Besonderheiten bei der Komposition:
Ein Vorhalt ist ein Ton, der ein Bestandteil des vorhergehenden Akkordes ist (als übergebundene oder neu angeschlagene Note), der im neuen Akkord dissonant ist und schrittweise in eine Konsonanz aufgelöst wird. Vorkommen können
Am häufigsten kommen Quartvorhalte vor.
Bei einem Durchgang „bricht“ ein Ton aus dem Akkord „aus“, um schrittweise dissonant und dann im gleichen Akkord (oder gegebenenfalls im nächsten) ebenfalls schrittweise wieder konsonant zu werden. Auch hier gibt es in erster Linie die drei unter 2.1 genannten Möglichkeiten. Zu Wechselnoten siehe dort.

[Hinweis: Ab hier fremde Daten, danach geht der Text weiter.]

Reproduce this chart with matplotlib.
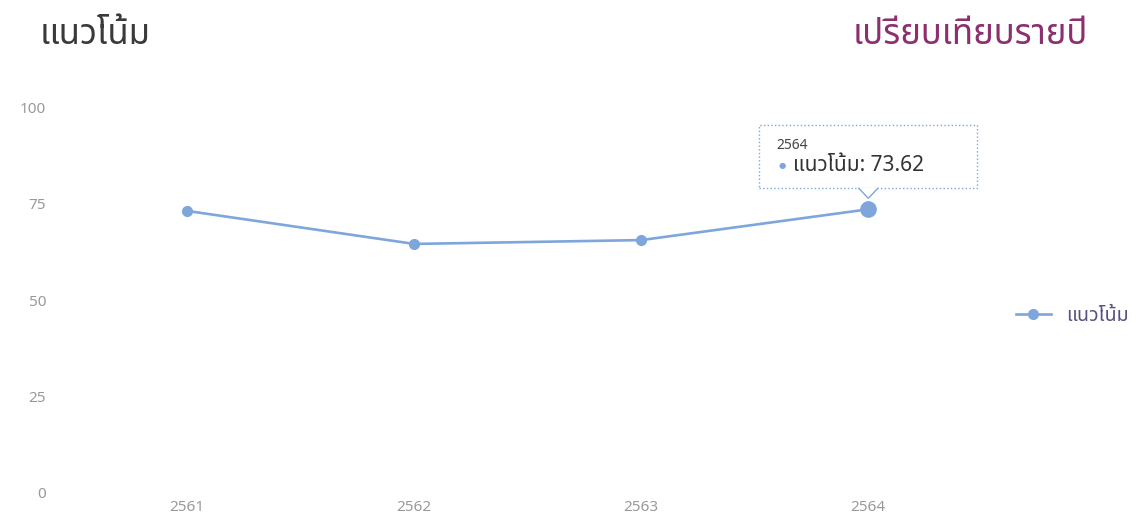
import matplotlib
matplotlib.use("Agg")
import matplotlib.pyplot as plt
import matplotlib.transforms as mtransforms
from matplotlib import font_manager
from matplotlib.ft2font import FT2Font
from matplotlib.patches import Rectangle, Polygon

# pick an installed font that has Thai glyphs
def find_thai_font():
    seen = []
    for f in font_manager.fontManager.ttflist:
        try:
            if ord("แ") in FT2Font(f.fname).get_charmap():
                seen.append(f.name)
        except Exception:
            pass
    for pref in ["Noto Sans Thai", "Noto Sans Thai UI", "Noto Sans", "Open Sans", "Roboto"]:
        if pref in seen:
            return pref
    return seen[0] if seen else "DejaVu Sans"

thai = find_thai_font()
plt.rcParams["font.family"] = [thai, "DejaVu Sans"]

years = ["2561", "2562", "2563", "2564"]
values = [73.2, 64.6, 65.6, 73.62]
yticks = [0, 25, 50, 75, 100]
series_name = "แนวโน้ม"

line_color = "#7EA6DB"
tick_color = "#999999"

fig = plt.figure(figsize=(11.36, 5.2), dpi=100)
ax = fig.add_axes([60 / 1136, 28 / 520, 940 / 1136, 384 / 520])

x = list(range(len(years)))
ax.plot(x, values, color=line_color, lw=1.9, marker="o", ms=7, clip_on=False,
        label=series_name)
# hovered point
ax.plot([x[-1]], [values[-1]], "o", color=line_color, ms=11, clip_on=False)

ax.set_xlim(-0.56, 3.58)
ax.set_ylim(0, 100)
ax.set_xticks(x)
ax.set_xticklabels(years)
ax.set_yticks(yticks)
ax.tick_params(axis="both", length=0, labelsize=11, colors=tick_color)
ax.tick_params(axis="y", pad=10)
ax.tick_params(axis="x", pad=6)
for s in ax.spines.values():
    s.set_visible(False)

fig.text(40 / 1136, 1 - 35 / 520, "แนวโน้ม", fontsize=25, color="#3a3a3a",
         va="center", ha="left")
fig.text(1088 / 1136, 1 - 35 / 520, "เปรียบเทียบรายปี", fontsize=25,
         color="#8B2F6E", va="center", ha="right")

leg = fig.legend(loc="center left", bbox_to_anchor=(998 / 1136, 1 - 316 / 520),
                 frameon=False, fontsize=14, handlelength=1.8, labelcolor="#5a5080")

# tooltip anchored to the last point, offsets in pixels
tr = mtransforms.IdentityTransform() + mtransforms.ScaledTranslation(
    x[-1], values[-1], ax.transData)
box = Rectangle((-109, 21), 218, 63, transform=tr, fc="white", ec=line_color,
                lw=1, ls=":", clip_on=False, zorder=5)
fig.add_artist(box)
tri = Polygon([(-10, 21.5), (0, 11), (10, 21.5)], closed=False, transform=tr,
              fc="white", ec=line_color, lw=1, clip_on=False, zorder=6)
fig.add_artist(tri)
fig.text(-92, 64, years[-1], transform=tr, fontsize=10, color="#444444",
         va="center", ha="left", zorder=7)
fig.text(-90, 44, "●", transform=tr, fontsize=6, color=line_color,
         va="center", ha="left", zorder=7)
fig.text(-75, 44, f"{series_name}: {values[-1]:.2f}", transform=tr, fontsize=15,
         color="#333333", va="center", ha="left", zorder=7)

fig.savefig("out.png", dpi=100)
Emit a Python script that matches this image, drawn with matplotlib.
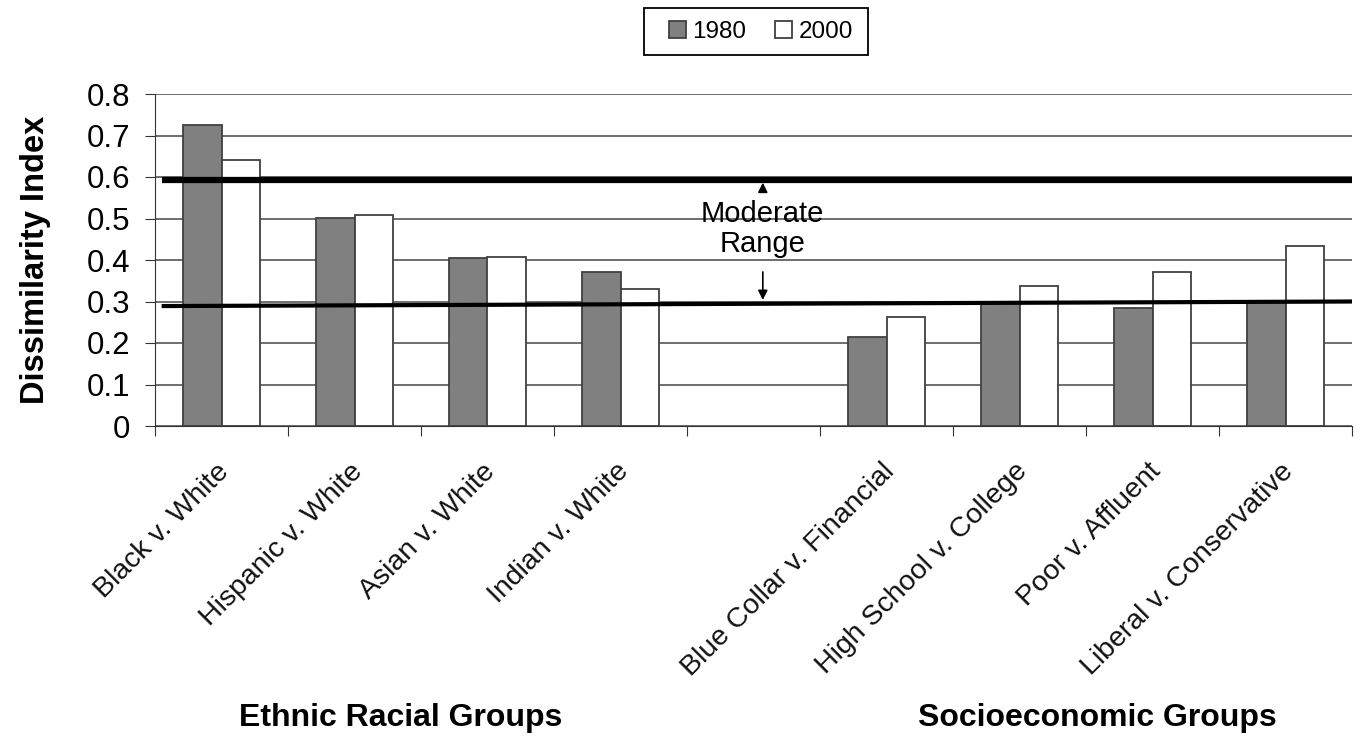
import numpy as np
import matplotlib
matplotlib.use("Agg")
import matplotlib.pyplot as plt
from matplotlib.patches import Rectangle

plt.rcParams['font.family'] = ['Liberation Sans', 'DejaVu Sans']

# data (empty slot between the two groups)
categories = ["Black v. White", "Hispanic v. White", "Asian v. White", "Indian v. White", "",
              "Blue Collar v. Financial", "High School v. College", "Poor v. Affluent",
              "Liberal v. Conservative"]
vals_1980 = [0.725, 0.502, 0.404, 0.370, np.nan, 0.215, 0.296, 0.285, 0.298]
vals_2000 = [0.640, 0.508, 0.408, 0.330, np.nan, 0.263, 0.338, 0.370, 0.434]
series_names = ["1980", "2000"]
yticks = [0, 0.1, 0.2, 0.3, 0.4, 0.5, 0.6, 0.7, 0.8]
ytick_labels = ["0", "0.1", "0.2", "0.3", "0.4", "0.5", "0.6", "0.7", "0.8"]
upper_line = [0.593, 0.593]   # moderate range top (left, right)
lower_line = [0.289, 0.300]   # moderate range bottom (left, right)
group_names = ["Ethnic Racial Groups", "Socioeconomic Groups"]

W, H = 1362, 741
fig = plt.figure(figsize=(W / 100, H / 100), dpi=100)
ax = fig.add_axes([155 / W, 1 - 426 / H, 1197 / W, 332 / H])

x = np.arange(len(categories))
w = 0.286
ax.bar(x - w/2, vals_1980, w, color='#808080', edgecolor='#404040', linewidth=1.3,
       label=series_names[0], zorder=2)
ax.bar(x + w/2, vals_2000, w, color='white', edgecolor='#404040', linewidth=1.3,
       label=series_names[1], zorder=2)

# moderate range lines
ax.plot([-0.45, len(categories) - 0.5], upper_line, color='black', lw=4.5, zorder=3,
        solid_capstyle='butt')
ax.plot([-0.45, len(categories) - 0.5], lower_line, color='black', lw=3, zorder=3,
        solid_capstyle='butt')

ax.set_xlim(-0.5, len(categories) - 0.5)
ax.set_ylim(0, 0.8)
ax.set_yticks(yticks)
ax.set_yticklabels(ytick_labels, fontsize=22.5)
ax.yaxis.grid(True, color='#555555', lw=1.2, zorder=0)
ax.set_axisbelow(True)
for s in ['top', 'right']:
    ax.spines[s].set_visible(False)
ax.spines['left'].set_color('#333333')
ax.spines['bottom'].set_color('#333333')
ax.tick_params(axis='y', length=7, direction='out', color='#333333', pad=11)

# ticks at slot boundaries, labels at centres
ax.set_xticks(np.arange(len(categories) + 1) - 0.5)
ax.set_xticklabels([])
ax.tick_params(axis='x', length=7, direction='out', color='#333333')
for xi, lab in zip(x, categories):
    ax.text(xi - 0.04, -0.078, lab, rotation=45, ha='right', va='top',
            rotation_mode='anchor', fontsize=20.5, color='#111111')

ax.set_ylabel("Dissimilarity Index", fontsize=23.5, fontweight='bold')
ax.yaxis.set_label_coords(-0.087, 0.5)

# annotation
mid = 4.07
ax.text(mid, 0.475, "Moderate\nRange", ha='center', va='center', fontsize=21,
        linespacing=1.1)
ax.annotate("", xy=(mid, upper_line[0]), xytext=(mid, 0.568),
            arrowprops=dict(arrowstyle='-|>', color='black', lw=1.2, mutation_scale=14))
ax.annotate("", xy=(mid, 0.297), xytext=(mid, 0.378),
            arrowprops=dict(arrowstyle='-|>', color='black', lw=1.2, mutation_scale=14))

fig.text(401 / W, 1 - 718 / H, group_names[0], ha='center', va='center',
         fontsize=23, fontweight='bold')
fig.text(1097 / W, 1 - 718 / H, group_names[1], ha='center', va='center',
         fontsize=23, fontweight='bold')

fig.legend(loc='center', bbox_to_anchor=(761 / W, 1 - 32 / H), ncol=2,
           fontsize=17.5, frameon=False,
           handlelength=0.7, handleheight=0.7, handletextpad=0.25,
           columnspacing=1.2, borderpad=0.5)
fig.patches.append(Rectangle((644 / W, 1 - 55 / H), 224 / W, 47 / H,
                             transform=fig.transFigure, fill=False,
                             edgecolor='black', lw=1.3))

fig.savefig("out.png", dpi=100)
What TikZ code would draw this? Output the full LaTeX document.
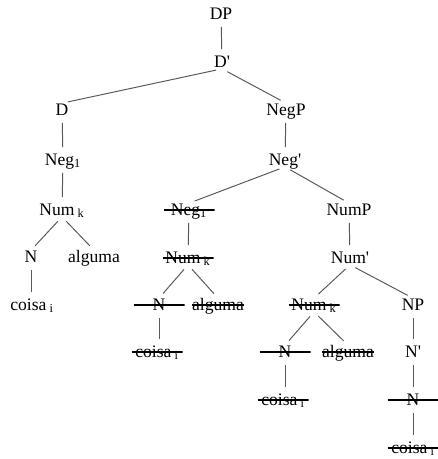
\documentclass[tikz,border=0pt]{standalone}
\usepackage{fontspec}
\setmainfont{Liberation Serif}

\begin{document}
\begin{tikzpicture}[
    cat/.style={inner xsep=1pt, inner ysep=0pt, text height=8.3pt, text depth=1pt, font=\fontsize{12.5}{14}\selectfont},
    gone/.style={cat, inner xsep=0pt, minimum width=12.75mm,
        path picture={\draw[line width=0.9pt] (path picture bounding box.west) -- (path picture bounding box.east);}},
    branch/.style={draw=black!65, line width=0.7pt, shorten <=4.3pt, shorten >=4.3pt},
    x=0.25mm, y=-0.25mm]

    \useasboundingbox (0,0) rectangle (437,459);

    % ================= spine: DP down to NegP =================
    \node[cat] (dp)    at (221, 14) {DP};
    \node[cat] (dbar)  at (222, 62) {D\textquotesingle};
    \node[cat] (d)     at (62, 110) {D};
    \node[cat] (negp)  at (286, 110) {NegP};

    \draw[branch] (dp) -- (dbar);
    \draw[branch] (dbar.south) -- (d.north);
    \draw[branch] (dbar.south) -- (negp.north);

    % ================= left: the moved head complex =================
    \node[cat] (neg1)  at (63, 160) {Neg\textsubscript{1}};
    \node[cat] (num1)  at (62, 210) {Num\textsubscript{ k}};
    \node[cat] (n1)    at (31, 257) {N};
    \node[cat] (alg1)  at (94, 257) {alguma};
    \node[cat] (coi1)  at (32, 305) {coisa\textsubscript{ i}};

    \draw[branch] (d) -- (neg1);
    \draw[branch] (neg1) -- (num1);
    \draw[branch] (num1.south) -- (n1.north);
    \draw[branch] (num1.south) -- (alg1.north);
    \draw[branch] (n1) -- (n1 |- coi1.north);

    % ================= NegP: the struck copy under Neg' =================
    \node[cat]  (negbar) at (285, 160) {Neg\textquotesingle};
    \node[gone] (neg2)   at (189, 210) {Neg\textsubscript{1}};
    \node[gone] (num2)   at (188, 258) {Num\textsubscript{ k}};
    \node[gone] (n2)     at (159, 305) {N};
    \node[gone] (alg2)   at (218, 305) {alguma};
    \node[gone] (coi2)   at (157, 352) {coisa\textsubscript{ i}};

    \draw[branch] (negp) -- (negbar);
    \draw[branch] (negbar.south) -- (neg2.north);
    \draw[branch] (neg2) -- (num2);
    \draw[branch] (num2.south) -- (n2.north);
    \draw[branch] (num2.south) -- (alg2.north);
    \draw[branch] (n2.south) -- (n2.south |- coi2.north);

    % ================= NumP: struck Num and the NP =================
    \node[cat]  (nump)   at (349, 210) {NumP};
    \node[cat]  (numbar) at (350, 258) {Num\textquotesingle};
    \node[gone] (num3)   at (314, 305) {Num\textsubscript{ k}};
    \node[gone] (n3)     at (285, 352) {N};
    \node[gone] (alg3)   at (348, 352) {alguma};
    \node[gone] (coi3)   at (283, 400) {coisa\textsubscript{ i}};

    \draw[branch] (negbar.south) -- (nump.north);
    \draw[branch] (nump) -- (numbar);
    \draw[branch] (numbar.south) -- (num3.north);
    \draw[branch] (num3.south) -- (n3.north);
    \draw[branch] (num3.south) -- (alg3.north);
    \draw[branch] (n3.south) -- (n3.south |- coi3.north);

    \node[cat]  (np)   at (413, 305) {NP};
    \node[cat]  (nbar) at (413, 352) {N\textquotesingle};
    \node[gone] (n4)   at (413, 400) {N};
    \node[gone] (coi4) at (413, 448) {coisa\textsubscript{ i}};

    \draw[branch] (numbar.south) -- (np.north);
    \draw[branch] (np) -- (nbar);
    \draw[branch] (nbar) -- (n4);
    \draw[branch] (n4) -- (coi4);
\end{tikzpicture}
\end{document}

Bei den Schlusswendungen ist der Unterschied zwischen Halb- und Plagalschluss nur im Kontext zu erkennen, da die Akkorde je nach Tonart gegebenenfalls identisch sind. Hier ist eine eindeutige Benennung nur über die Grundtonart des Liedes möglich. Halb- und Trugschluss sind nicht als Ende für ein Stück verwendbar. Es handelt sich um „Zwischenschlüsse“, die vor Pausen oder am Ende von Zeilen verwendet werden.